Aku senang saat kamu cerita tentang permasalahan cintamu. Selama ini hanya aku yang sibuk memusingkanmu dengan banyak hal remeh temeh semacam itu. Hanya aku yang menumpahkan semua emosi dan kamu hanya menatap dan menenangkanku. Aku senang kita masih bisa berbagi seperti layaknya dua sahabat yang ingin selalu memberi.
Omong-omong, kemarin aku menangis melihat salah satu adegan di drama Korea '49 Days'. Aku nggak mengikuti drama itu dan hanya menonton saat sempat saja, tapi satu adegan itu membuatku terenyak. Tiga orang cewek, duduk jongkok di koridor kelas karena dihukum. Cewek yang tengah mengeluarkan sepotong roti coklat besar, membelahnya jadi dua, dan menyuapkannya pada dua sahabatnya di kanan-kiri. Lalu, dua sahabat itu memotong kue mereka jadi dua lagi dan menyuapkannya pada cewek di tengah. Lalu mereka tertawa dengan mulut penuh kue coklat.
Bukan adegan utama dan bukan inti cerita, tapi aku menjatuhkan air mata.
Kamu tahu aku bukan tipe melankolis. Salah satu temanku bahkan bilang aku ini orang terkuat sekaligus terkeras yang pernah ia temui. Mungkin ia benar. Tapi yang kuat dan keras hatinya, juga nggak pernah punya daya untuk menahan apa yang diluar kehendaknya.
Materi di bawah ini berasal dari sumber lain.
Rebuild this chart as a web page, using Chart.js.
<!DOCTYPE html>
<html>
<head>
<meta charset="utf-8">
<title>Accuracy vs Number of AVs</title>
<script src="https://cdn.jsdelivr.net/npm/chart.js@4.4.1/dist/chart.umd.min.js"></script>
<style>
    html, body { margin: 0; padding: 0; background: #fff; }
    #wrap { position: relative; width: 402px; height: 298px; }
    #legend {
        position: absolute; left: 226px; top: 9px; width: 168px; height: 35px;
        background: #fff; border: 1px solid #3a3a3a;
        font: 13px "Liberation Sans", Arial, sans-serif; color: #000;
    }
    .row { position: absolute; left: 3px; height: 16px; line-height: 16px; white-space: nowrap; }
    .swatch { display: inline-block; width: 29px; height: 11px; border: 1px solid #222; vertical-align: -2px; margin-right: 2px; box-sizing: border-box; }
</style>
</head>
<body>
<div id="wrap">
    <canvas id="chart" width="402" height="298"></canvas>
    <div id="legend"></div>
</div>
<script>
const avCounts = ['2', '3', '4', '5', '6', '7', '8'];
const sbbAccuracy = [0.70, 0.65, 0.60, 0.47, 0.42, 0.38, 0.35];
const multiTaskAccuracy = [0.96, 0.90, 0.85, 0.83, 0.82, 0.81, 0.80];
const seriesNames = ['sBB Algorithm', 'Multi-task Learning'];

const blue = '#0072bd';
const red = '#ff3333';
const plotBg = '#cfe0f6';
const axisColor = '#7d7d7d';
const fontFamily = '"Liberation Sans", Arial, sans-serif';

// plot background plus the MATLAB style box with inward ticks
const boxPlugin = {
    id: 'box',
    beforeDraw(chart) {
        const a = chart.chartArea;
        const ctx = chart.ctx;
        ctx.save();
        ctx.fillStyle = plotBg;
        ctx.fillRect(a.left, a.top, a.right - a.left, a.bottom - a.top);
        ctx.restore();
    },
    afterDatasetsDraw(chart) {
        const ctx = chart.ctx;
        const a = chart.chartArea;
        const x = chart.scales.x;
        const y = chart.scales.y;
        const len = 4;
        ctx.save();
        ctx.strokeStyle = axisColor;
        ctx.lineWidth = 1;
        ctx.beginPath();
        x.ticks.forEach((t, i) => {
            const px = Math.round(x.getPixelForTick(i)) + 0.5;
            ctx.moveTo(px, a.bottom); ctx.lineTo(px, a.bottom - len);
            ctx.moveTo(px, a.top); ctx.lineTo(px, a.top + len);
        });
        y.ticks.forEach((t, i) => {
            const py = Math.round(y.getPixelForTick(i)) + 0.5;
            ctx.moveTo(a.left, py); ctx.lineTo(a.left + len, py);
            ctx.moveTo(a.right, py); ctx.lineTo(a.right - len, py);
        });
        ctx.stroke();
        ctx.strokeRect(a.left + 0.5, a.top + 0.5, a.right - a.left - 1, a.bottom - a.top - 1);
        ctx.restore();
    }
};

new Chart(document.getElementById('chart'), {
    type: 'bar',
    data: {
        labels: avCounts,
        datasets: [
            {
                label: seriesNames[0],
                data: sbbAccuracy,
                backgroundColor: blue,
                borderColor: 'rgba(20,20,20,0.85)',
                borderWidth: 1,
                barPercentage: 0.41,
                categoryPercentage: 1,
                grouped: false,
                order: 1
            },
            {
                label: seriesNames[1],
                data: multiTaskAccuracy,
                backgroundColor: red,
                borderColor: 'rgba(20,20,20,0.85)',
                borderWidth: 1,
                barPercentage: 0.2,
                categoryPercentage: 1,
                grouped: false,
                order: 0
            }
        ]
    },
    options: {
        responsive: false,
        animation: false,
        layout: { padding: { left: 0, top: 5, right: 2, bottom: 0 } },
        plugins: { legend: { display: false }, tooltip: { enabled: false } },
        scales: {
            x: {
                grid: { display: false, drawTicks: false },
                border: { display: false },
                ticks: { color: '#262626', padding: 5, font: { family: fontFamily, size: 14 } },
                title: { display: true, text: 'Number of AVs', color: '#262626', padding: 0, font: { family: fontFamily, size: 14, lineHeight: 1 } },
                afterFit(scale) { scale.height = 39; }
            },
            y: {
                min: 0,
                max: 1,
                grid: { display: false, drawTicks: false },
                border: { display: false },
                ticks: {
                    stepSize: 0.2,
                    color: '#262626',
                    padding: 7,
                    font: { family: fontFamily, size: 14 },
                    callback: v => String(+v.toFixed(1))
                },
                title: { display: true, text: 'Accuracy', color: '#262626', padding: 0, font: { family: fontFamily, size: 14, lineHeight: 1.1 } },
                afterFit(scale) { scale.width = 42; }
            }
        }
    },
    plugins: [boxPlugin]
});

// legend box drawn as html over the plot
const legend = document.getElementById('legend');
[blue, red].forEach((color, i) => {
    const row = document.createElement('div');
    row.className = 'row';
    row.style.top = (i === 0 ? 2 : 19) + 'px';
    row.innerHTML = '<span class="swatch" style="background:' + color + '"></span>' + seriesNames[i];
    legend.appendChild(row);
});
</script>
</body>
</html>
Aku yang sekarang, bahkan nggak lagi merindukan satu sahabatku itu. Satu dari mereka masih bersamaku, yang satu juga-sepertinya-masih bersamaku tapi hadirnya abu-abu. Yah, apapun itu, aku hanya ingin ia bahagia. Rasanya seperti anak kecil membicarakan ini, tapi aku akan lebih merasa kecil lagi kalau nggak mengeluarkan semua ini.
Kenapa aku kirim surat ini padamu? Karena kamu mungkin satu-satunya yang mengerti. Karena kamu mungkin satu-satunya yang nggak akan menertawakan semua gejolakku. Karena kamu, salah satu teman terbaik yang bangga padaku.
Aku berterima kasih atas namaku, atas nama diriku, dan atas nama Zach di Celemek Merah Muda. Kamu suka sekali dengan cerita pendek itu dan aku menghadiahkan cerita itu padamu. Terima kasih karena sudah bersamaku di saat-saat paling sulit saat SMA dulu. Terima kasih karena sudah sekedar mengingat kalau aku mampu.
Semoga Tuhan selalu memelukmu, kakak perempuanku.